Eller concludes that
…religion is much more diverse than most people conceive. . . . “Religion” does not equal “theism” and certainly not “Christianity,” let alone any particular sect of Christianity. Indeed, there is no specific religion or type of religion that is really religion, the very essence or nature of religion. . . . Not only that, there is no central or essential or uniquely authentic theism but rather an array of theisms . . . . “Christianity” consists of a collection of Christianities including Catholic, Orthodox, and Protestant. And there is no central or essential Protestantism: it is a type of Christianity/monotheism/theism/religion with many branches. No one Protestant sect is more Protestant or more religious than any other. . . . In fact, there is no “real” Christianity at all, only a range of Christianities.
So I do understand the nature of religious diversity. Marshall does not. For instance, there is nothing when reading Marshall's book where he shows us he understands there are various Christianities, nothing. As far as the reader is concerned he’s defending the one and only Christianity, his, without so much as telling us which one that is. If anyone has a superficial understanding of religious diversity it is Marshall. Now I know he knows different. He cannot help knowing the various denominations and spectrums of theologies among Christianities. It’s just that when it comes to calling me superficial it never occurred to him to acknowledge this fact about Christianity, something I am all too aware about. It's one of the reasons I am not a Christian, since Christians cannot agree among themselves.

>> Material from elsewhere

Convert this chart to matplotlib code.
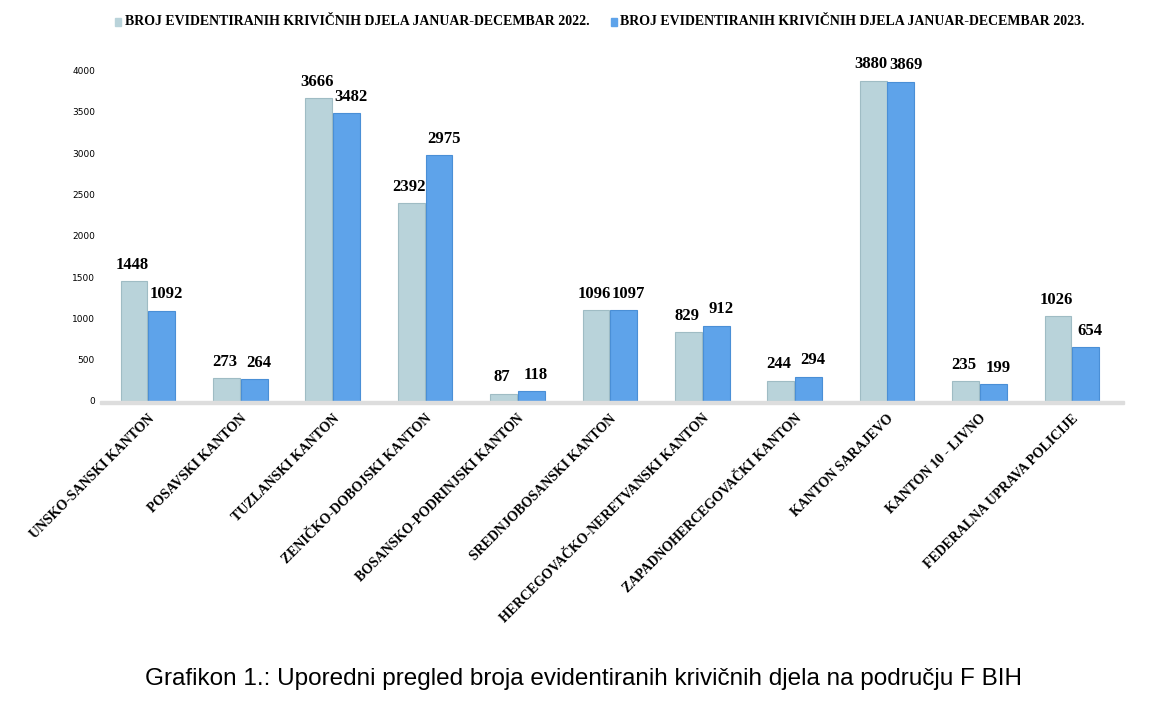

The problem of religious diversity is so bad that Robert McKim tells us,
There is not a single claim that is distinctive of any religious group that is not rejected by other such groups, with the exception of vague claims to the effect that there is something important and worthwhile about religion, or to the effect that there is a religious dimension to reality and that however the sciences proceed certain matters will be beyond their scope. Obviously even claims as vague as these are rejected by nonreligious groups. (Quoted on page 40 in my book).
Now someone please help me. Why am I superficial and Marshall is not?

And Marshall, either "widespread disagreement renders a religious tenet less credible" or not. Does it?

This is getting too long. Done for now. The best is yet to come.